The other day I went fishing in a canned food store. My catch cost me 100 bucks or thereabouts. But I felt like such a mad nabob... fishing in a store. So I went to the riverfront, opened the can and fed it to the fishes that had come to look me up.

Monday, June 09, 2008

ParaBrahma: heads in motion


acrylic on canvas
15 in X 15 in


A lotus leaf-shaped vortex that pulls into itself everything...

Sunday, June 08, 2008

Runway House

DARME (an anagram)
I once dreamt of a house on an abandoned runway. It was like a House of Ascension, from where you could only go one way. Upwards.

This house had a window that stared at the end of the metalled runway. Beyond the runway there was eternity stretched out like a mirage of something vaguely familiar. Like a place where Space landed on Earth.

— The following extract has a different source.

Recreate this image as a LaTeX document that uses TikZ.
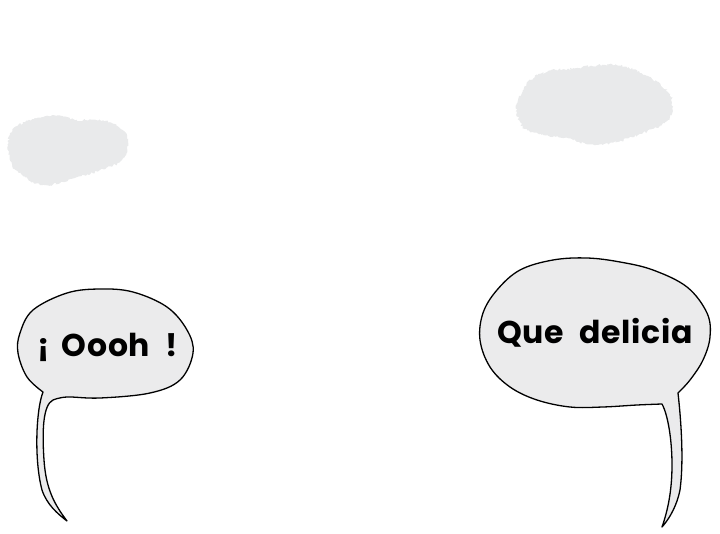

The house was not mine, I was merely a visitor come to ‘look it up’. Maybe, have a glimpse of eternity through something vaguely familiar. I remember feeling very tired on reaching this house. I think I was seeking shelter from the melting temperature outside.

Outside, hot air was circling like a fleet of hungry eagles, waiting to grab and lift anything worth grabbing and lifting. I was given a cool drink that was neither sweet nor resembled any other flavour I’d known. But it was a great drink. I remember feeling this lightness as if gravity had been switched off.

And then I fell asleep in the dream, only to wake up in my normal, everyday bed. The Runway House had disappeared. Lifted up without a trace.

Pic by Sahar Z

NIOPEXALANT (another anagram)
One of our many attempts at explaining Imagination, our greatest gift, is the story of the Great Churning. The story as such is a legend in the Subcontinent that everyone knows in some abridged form or the other. The Great Churning produced many gems (14 to be exact) for god- and demonkind and, through reflected consequence, mankind. But one ‘gem’ that stood out from the rest simply on the basis of definition was a pot of poison.

It may seem strange to downright perverse to include a deadly poison in the category of gifts. But herein lies the moral of the story. It is a necessary poison. It indicates that the process of churning has been successful.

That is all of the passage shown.